Приведенный случай интересен тем, с какой иронией и одновременно любовью Аверченко вспоминал о своем отце, который, судя по приведенным диалогам, обладал изрядным чувством юмора. Писатель всю жизнь размышлял над тем, что за человек был Тимофей Петрович. Он и упрекал его за то, что тот мало уделял ему в детстве внимания, что заставил в 15 лет зарабатывать деньги, и в то же время писал о нем с такой бесконечной теплотой!
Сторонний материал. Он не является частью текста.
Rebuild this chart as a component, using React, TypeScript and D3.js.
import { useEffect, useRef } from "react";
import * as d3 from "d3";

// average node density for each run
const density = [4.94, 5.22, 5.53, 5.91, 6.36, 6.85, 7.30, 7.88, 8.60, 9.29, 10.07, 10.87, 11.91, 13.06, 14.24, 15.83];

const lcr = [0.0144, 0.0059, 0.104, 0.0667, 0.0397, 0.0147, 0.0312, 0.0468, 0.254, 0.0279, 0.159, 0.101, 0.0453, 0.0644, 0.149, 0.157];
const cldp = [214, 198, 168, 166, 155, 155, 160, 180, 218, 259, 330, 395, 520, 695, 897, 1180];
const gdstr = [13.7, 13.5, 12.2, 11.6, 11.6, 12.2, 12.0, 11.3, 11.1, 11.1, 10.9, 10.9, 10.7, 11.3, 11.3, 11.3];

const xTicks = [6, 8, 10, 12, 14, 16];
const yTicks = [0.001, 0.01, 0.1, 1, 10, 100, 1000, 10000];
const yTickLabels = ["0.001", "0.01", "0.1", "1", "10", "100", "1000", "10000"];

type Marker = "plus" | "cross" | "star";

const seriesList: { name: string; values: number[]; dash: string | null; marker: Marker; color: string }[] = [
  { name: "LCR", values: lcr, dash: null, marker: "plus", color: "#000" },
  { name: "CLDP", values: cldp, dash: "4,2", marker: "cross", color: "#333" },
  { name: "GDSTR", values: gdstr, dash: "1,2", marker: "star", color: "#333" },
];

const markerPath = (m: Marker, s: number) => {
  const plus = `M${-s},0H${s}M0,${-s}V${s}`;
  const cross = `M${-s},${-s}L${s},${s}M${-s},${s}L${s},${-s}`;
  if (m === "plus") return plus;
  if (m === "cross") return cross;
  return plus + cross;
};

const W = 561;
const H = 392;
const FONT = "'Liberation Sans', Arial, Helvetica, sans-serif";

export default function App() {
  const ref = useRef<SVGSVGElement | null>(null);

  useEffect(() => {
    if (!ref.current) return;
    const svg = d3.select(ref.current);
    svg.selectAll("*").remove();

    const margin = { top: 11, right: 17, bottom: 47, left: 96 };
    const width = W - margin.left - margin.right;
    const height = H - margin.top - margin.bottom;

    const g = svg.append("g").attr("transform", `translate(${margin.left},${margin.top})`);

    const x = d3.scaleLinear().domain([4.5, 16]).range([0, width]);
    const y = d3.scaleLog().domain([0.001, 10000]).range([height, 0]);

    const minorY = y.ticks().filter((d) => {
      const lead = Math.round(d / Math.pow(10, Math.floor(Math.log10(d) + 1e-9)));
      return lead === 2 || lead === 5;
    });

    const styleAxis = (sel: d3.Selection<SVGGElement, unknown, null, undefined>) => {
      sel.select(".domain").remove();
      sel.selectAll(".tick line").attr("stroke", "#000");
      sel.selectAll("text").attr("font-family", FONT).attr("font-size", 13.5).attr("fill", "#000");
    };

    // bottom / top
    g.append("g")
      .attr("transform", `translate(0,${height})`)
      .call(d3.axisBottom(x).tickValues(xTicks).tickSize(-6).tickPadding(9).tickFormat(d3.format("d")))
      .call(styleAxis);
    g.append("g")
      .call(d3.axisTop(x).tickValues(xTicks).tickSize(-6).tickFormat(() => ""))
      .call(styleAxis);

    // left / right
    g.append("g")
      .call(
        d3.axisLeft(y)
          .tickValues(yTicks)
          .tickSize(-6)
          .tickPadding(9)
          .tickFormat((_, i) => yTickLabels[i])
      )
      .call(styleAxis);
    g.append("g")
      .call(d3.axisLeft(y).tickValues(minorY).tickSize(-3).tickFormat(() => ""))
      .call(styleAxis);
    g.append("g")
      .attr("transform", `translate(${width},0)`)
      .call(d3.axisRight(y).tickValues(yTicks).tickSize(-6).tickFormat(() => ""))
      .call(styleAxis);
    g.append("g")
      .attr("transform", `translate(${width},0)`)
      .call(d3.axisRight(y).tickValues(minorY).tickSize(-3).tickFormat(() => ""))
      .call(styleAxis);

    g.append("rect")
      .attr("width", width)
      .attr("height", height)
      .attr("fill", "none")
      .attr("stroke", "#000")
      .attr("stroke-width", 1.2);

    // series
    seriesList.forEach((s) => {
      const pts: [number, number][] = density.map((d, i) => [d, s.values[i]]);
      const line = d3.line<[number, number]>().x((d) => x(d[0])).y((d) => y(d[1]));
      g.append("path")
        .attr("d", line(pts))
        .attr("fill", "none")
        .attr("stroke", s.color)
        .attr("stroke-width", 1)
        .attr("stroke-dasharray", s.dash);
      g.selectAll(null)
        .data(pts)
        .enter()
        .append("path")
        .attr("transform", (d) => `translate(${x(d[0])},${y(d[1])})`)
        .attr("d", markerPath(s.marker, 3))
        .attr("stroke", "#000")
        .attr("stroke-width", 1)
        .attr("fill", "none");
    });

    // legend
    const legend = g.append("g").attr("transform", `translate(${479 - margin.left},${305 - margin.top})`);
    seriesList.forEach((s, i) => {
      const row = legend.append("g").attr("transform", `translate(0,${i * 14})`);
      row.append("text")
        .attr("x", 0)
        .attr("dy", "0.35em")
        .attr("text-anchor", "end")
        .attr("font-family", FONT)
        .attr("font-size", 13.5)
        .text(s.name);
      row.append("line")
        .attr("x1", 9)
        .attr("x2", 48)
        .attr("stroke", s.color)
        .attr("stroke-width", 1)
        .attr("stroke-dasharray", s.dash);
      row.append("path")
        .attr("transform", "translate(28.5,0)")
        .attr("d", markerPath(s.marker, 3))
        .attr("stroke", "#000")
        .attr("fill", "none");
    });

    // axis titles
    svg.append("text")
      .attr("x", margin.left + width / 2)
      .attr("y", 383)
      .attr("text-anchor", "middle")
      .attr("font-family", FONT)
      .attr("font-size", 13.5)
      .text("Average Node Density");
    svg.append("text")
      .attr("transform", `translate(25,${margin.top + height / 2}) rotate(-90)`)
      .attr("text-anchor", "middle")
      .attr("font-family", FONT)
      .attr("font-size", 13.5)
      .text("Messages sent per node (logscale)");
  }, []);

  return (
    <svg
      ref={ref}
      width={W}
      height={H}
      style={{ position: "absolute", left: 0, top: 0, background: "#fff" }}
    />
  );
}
Он всей душой тянулся к отцу, но тот был погружен в торговлю, отнимавшую все его время: «Отец мой, будучи по профессии купцом, не обращал на меня никакого внимания, так как по горло был занят хлопотами и планами, каким бы образом поскорее разориться. Это было мечтой его жизни, и нужно отдать ему полную справедливость — добрый старик достиг своих стремлений самым безукоризненным образом. Он это сделал при соучастии целой плеяды воров, которые обворовывали его магазин, покупателей, которые брали исключительно и планомерно в долг, и пожаров, испепелявших те из отцовских товаров, которые не были растащены ворами и покупателями. Воры, пожары и покупатели долгое время стояли стеной между мной и отцом» («Автобиография»).
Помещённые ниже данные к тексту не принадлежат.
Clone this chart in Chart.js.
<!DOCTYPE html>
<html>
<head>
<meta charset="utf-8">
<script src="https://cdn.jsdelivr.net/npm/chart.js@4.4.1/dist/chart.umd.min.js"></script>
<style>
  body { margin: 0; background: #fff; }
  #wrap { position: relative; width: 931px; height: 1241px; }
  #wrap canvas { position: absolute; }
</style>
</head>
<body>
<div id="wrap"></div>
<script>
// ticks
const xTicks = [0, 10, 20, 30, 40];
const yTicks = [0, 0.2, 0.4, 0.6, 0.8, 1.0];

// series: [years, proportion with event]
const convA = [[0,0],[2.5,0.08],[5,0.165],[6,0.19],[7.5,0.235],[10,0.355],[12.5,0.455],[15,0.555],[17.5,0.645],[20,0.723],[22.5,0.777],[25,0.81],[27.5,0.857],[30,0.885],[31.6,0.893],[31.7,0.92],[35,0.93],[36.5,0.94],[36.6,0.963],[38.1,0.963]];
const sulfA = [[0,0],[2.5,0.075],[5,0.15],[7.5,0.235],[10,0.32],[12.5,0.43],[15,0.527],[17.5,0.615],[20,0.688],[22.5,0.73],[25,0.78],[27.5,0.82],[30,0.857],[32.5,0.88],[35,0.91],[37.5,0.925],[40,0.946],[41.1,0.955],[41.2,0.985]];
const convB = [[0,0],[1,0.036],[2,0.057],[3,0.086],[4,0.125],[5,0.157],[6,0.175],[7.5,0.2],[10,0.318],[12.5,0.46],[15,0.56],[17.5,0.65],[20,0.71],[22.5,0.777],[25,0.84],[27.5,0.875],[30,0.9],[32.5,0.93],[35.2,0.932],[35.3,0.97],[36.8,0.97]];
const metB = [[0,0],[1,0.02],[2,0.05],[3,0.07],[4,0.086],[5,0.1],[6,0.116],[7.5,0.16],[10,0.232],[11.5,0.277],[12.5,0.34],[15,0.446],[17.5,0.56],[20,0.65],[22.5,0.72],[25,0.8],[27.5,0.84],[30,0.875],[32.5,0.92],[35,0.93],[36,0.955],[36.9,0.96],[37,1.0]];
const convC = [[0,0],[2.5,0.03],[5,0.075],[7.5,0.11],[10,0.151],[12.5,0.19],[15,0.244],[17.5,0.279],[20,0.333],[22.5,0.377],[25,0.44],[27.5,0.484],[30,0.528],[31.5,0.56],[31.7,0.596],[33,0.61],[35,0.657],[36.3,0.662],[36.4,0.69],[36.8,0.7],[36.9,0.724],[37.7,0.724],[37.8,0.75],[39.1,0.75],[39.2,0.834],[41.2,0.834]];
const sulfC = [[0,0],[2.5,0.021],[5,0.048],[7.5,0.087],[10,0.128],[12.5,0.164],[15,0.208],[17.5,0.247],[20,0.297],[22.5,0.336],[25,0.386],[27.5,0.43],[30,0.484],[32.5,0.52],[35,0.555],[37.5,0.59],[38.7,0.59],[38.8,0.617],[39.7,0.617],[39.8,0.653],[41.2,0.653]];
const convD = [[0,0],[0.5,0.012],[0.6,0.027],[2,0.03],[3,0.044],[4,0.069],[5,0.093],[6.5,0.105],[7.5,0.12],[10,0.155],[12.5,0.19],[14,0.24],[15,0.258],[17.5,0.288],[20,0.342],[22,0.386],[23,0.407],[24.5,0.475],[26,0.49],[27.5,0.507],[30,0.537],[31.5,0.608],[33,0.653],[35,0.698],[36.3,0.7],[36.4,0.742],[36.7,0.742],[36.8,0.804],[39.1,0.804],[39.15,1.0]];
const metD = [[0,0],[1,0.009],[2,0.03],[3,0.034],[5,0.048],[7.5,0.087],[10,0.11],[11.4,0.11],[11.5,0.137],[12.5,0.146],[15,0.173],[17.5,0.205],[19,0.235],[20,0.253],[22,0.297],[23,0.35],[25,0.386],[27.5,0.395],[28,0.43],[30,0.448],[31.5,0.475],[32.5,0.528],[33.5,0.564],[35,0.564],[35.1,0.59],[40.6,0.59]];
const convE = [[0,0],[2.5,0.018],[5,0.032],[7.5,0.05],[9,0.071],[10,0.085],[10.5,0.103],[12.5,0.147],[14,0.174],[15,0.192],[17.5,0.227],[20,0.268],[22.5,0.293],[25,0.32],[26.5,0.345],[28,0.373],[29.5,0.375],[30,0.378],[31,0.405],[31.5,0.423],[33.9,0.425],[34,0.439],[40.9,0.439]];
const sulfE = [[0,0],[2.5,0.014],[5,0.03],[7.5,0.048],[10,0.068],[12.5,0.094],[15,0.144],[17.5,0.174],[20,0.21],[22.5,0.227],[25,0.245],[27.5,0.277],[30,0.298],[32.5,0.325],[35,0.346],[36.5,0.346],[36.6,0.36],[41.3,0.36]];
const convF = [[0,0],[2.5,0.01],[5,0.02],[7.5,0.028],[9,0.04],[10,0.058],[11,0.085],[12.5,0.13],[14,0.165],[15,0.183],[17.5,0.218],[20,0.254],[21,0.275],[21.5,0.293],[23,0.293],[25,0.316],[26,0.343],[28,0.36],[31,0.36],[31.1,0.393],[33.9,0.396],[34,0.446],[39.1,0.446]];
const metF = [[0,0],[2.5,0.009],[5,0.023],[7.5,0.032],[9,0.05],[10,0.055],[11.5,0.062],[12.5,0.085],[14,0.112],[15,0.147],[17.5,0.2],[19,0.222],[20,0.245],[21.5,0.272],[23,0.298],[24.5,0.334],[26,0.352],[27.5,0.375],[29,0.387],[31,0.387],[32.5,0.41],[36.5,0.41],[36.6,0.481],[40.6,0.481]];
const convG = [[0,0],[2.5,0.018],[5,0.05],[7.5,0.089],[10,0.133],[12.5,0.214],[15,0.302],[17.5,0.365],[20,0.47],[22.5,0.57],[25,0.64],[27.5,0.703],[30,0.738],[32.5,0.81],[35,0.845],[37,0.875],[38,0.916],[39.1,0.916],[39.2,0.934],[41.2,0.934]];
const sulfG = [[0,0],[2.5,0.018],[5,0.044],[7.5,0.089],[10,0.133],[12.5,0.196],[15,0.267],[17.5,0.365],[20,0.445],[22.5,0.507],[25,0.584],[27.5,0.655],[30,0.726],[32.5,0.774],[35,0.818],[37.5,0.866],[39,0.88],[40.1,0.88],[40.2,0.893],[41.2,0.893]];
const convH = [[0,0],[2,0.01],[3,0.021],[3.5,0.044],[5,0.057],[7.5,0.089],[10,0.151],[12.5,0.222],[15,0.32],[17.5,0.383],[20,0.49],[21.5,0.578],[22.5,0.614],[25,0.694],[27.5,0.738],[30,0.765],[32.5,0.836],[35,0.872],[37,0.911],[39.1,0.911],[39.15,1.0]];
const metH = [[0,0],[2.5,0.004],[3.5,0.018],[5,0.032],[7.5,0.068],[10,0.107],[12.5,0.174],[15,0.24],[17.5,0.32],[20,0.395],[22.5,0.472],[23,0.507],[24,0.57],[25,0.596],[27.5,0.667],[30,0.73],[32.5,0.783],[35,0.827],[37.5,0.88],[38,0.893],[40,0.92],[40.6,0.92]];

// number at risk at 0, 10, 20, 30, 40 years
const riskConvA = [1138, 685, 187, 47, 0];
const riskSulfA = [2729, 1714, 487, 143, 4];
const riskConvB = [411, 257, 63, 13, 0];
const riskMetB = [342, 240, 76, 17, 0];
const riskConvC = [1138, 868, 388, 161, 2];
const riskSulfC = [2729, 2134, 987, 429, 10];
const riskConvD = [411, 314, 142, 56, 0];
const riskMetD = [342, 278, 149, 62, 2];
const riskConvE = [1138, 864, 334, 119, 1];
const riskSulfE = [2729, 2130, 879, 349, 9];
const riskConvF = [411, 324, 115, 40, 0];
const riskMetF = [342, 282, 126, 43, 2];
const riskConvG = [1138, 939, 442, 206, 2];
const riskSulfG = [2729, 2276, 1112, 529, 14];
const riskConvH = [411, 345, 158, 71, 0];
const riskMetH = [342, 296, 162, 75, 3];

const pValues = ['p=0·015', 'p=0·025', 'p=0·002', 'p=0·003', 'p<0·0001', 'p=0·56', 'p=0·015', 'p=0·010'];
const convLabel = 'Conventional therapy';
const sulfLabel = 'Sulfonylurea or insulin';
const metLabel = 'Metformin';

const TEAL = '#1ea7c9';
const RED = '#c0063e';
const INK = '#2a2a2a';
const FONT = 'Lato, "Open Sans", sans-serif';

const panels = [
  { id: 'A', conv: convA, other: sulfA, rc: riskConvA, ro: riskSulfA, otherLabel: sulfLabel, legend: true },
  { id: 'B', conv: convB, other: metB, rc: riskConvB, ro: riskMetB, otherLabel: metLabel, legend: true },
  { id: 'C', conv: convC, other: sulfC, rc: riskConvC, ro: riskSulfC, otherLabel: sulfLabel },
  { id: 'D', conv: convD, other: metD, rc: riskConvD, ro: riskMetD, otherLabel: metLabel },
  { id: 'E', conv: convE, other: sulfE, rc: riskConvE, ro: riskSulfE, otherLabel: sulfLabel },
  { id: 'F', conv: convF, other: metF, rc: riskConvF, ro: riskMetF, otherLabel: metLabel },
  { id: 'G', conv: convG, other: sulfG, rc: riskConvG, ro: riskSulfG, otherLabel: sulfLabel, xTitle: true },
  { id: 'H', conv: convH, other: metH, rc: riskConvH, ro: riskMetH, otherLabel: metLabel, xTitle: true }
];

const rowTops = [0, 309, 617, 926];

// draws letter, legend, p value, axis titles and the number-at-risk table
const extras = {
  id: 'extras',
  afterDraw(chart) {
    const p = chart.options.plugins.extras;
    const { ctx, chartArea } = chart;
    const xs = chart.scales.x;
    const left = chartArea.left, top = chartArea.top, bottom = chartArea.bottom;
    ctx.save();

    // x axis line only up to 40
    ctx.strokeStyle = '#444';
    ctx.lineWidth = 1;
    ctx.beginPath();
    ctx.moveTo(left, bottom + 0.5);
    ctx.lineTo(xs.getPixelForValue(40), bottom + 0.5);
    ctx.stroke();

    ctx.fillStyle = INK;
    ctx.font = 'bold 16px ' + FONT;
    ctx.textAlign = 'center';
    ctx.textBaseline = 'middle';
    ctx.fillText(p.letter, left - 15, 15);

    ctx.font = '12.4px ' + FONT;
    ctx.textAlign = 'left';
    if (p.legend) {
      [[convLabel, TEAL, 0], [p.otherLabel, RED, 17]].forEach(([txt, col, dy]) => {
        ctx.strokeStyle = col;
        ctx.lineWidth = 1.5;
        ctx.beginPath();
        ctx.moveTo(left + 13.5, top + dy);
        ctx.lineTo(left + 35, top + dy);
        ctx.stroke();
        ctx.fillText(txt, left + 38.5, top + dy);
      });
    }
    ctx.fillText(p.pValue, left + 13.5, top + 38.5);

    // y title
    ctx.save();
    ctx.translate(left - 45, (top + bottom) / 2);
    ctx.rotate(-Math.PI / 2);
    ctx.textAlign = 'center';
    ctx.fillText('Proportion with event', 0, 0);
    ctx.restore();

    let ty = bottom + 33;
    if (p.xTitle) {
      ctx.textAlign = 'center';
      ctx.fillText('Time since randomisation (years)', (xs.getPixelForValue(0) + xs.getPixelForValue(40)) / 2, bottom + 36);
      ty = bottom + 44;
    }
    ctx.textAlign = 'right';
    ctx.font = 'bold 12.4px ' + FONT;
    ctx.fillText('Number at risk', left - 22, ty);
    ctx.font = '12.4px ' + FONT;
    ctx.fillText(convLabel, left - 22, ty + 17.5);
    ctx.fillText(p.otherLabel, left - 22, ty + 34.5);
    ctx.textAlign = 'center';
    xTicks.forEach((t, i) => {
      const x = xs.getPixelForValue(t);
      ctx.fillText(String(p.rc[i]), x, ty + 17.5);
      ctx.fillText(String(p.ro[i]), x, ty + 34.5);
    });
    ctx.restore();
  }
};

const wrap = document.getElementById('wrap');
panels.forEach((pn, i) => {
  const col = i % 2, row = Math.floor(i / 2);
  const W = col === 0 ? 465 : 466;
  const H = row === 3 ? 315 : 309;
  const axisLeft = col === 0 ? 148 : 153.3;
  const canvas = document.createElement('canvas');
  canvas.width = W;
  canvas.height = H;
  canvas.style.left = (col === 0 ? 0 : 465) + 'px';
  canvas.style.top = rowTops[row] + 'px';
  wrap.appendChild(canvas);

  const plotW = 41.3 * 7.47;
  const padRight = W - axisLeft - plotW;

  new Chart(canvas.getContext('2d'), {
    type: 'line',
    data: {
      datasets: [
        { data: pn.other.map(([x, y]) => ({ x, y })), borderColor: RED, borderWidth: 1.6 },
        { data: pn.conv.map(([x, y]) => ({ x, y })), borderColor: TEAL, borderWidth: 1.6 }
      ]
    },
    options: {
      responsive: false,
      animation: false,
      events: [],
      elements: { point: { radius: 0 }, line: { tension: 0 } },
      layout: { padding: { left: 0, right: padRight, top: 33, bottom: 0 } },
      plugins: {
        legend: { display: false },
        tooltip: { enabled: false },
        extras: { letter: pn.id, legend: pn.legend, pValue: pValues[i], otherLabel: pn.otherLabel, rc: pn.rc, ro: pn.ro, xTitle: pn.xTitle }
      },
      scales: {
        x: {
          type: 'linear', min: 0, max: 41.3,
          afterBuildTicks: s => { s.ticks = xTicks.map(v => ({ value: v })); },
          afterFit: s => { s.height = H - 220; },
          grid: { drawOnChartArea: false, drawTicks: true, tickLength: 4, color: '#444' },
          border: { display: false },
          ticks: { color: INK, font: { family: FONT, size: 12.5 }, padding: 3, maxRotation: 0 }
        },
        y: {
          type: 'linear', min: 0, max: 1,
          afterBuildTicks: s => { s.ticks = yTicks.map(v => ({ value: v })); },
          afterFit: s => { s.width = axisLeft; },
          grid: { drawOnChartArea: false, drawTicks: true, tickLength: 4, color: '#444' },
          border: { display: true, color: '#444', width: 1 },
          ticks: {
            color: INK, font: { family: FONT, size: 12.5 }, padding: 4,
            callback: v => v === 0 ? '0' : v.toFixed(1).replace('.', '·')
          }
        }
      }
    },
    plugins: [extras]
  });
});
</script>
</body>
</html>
Когда родился Аркадий, его отцу было уже 40 лет, поэтому мальчик вполне мог воспринимать его как «старика». Севастопольские газеты того времени сохранили для нас один из адресов торговли Аверченко-старшего: по состоянию на 16 декабря 1884 года его лавка размещалась на базаре, в подвале дома А. Виндберга. Аркаша скептически относился к профессии своего родителя: «Конечно, я ничего не имел против торговли… Но вопрос: чем торговать? Я допускал торговлю кошенилью, слоновой костью <…> золотым песком, хинной коркой, драгоценным розовым деревом, сахарным тростником <…> Но мыло! Но свечи! Но пиленый сахар!» («Смерть африканского охотника»).
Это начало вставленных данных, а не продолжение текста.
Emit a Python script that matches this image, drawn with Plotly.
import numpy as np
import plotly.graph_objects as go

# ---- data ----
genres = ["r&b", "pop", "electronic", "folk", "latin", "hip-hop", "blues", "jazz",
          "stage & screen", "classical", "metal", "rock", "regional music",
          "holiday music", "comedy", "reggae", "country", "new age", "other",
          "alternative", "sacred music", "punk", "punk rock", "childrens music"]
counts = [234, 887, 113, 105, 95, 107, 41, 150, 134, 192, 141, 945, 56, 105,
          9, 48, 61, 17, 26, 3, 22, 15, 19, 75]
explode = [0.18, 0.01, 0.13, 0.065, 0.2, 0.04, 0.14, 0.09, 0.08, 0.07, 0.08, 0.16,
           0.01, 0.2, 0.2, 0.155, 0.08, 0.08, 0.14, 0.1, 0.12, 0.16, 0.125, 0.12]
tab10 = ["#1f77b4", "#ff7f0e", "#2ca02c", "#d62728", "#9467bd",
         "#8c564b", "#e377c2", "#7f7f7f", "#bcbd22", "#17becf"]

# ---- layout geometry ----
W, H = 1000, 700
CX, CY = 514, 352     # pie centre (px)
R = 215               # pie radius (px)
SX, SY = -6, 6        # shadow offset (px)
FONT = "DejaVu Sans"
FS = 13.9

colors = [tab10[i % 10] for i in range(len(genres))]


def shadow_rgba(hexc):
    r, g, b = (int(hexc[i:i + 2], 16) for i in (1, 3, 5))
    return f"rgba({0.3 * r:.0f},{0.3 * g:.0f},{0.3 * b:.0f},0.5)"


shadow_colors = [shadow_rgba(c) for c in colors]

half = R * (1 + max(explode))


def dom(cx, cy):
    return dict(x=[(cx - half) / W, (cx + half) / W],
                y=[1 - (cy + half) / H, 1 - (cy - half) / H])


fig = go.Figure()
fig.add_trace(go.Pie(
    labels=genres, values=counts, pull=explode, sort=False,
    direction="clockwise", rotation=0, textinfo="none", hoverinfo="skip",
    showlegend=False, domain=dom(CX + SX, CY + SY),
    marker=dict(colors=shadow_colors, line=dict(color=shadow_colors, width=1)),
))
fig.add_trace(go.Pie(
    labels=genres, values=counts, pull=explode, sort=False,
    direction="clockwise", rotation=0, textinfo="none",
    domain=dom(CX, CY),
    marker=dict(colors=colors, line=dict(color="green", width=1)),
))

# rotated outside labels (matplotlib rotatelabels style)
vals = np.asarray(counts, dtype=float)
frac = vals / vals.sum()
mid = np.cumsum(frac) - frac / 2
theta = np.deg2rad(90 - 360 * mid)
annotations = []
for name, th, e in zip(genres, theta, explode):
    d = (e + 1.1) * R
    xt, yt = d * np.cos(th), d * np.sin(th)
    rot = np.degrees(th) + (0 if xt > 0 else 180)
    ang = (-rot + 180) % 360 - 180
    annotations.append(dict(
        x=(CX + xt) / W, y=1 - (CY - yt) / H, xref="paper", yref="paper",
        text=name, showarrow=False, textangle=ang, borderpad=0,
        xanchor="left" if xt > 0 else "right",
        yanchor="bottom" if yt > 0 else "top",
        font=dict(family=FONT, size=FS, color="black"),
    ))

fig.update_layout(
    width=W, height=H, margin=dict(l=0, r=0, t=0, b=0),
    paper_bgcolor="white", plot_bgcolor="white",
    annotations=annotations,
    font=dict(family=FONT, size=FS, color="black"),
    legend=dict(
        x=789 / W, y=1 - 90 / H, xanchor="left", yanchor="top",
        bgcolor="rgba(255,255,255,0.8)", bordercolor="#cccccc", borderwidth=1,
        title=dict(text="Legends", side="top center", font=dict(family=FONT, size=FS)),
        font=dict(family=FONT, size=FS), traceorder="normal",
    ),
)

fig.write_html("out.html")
Фотографий Тимофея Петровича, к сожалению, не сохранилось. Его портрет мы можем восстановить достаточно условно по нескольким деталям, которые сообщает сам писатель: «щетинистые усы», «большой высокий человек», «большой умный человек», «значительнее и умнее всех казался мне отец». Игорь Константинович Гаврилов вспоминает, что, по рассказам матери, Тимофей Петрович был очень добрым, доверчивым, отзывчивым и, безусловно, умным человеком. Отличался он, как всякий настоящий малоросс, и упрямством, которое довело его до могилы. Проходя через калитку, Тимофей Петрович оцарапал ногу и занес инфекцию. Дело оказалось настолько серьезным, что доктора предложили отрезать ногу. Отец Аверченко отказался и вскоре умер. Когда это случилось, установить не удалось. Игорь Константинович Гаврилов уверен, что к моменту его рождения в 1914 году деда в живых уже не было. В начале 1910 года Аверченко писал автобиографию для историка литературы Семена Афанасьевича Венгерова, в которой говорил об отце в прошедшем времени: «Мой отец был очень хорошим человеком, но крайне плохим купцом» (Аверченко А. Т. Автобиография // Ежегодник ОР ИРЛИ на 1973 год. Л., 1976). Судя по рассказу «Отец» (1910), который заканчивается фразой: «Теперь он умер, мой отец», Тимофей Петрович скончался либо до 1910 года, либо в 1910 году. Впрочем, можно ли считать этот рассказ автобиографическим? Как установил исследователь Станислав Никоненко, в образе главного героя запечатлен отец друга Аверченко Радакова. Гаврилов подтвердил, что темой рассказа скорее всего стал «отец» в обобщенном понимании этого слова…
Около 1890 года купец 2-й гильдии Тимофей Аверченко разорился. Много лет спустя его сын, оказавшись в Венеции и плывя по каналу в гондоле, размышлял: «Какую бы торговлю открыл этот неугомонный купец, этот удивительный беспокойный коммерсант?» И тут же я мысленно ответил сам себе: «Торговлю лошадиной упряжью открыл бы мой отец. И если бы через месяц он ликвидировал предприятие за отсутствием покупателей, то его коммерческая жилка потянула бы его на другое предприятие — торговлю велосипедами. О, боже мой! Есть такой сорт неудачников, который всю жизнь торгует на венецианских каналах велосипедами» («Ресторан „Венецианский карнавал“»).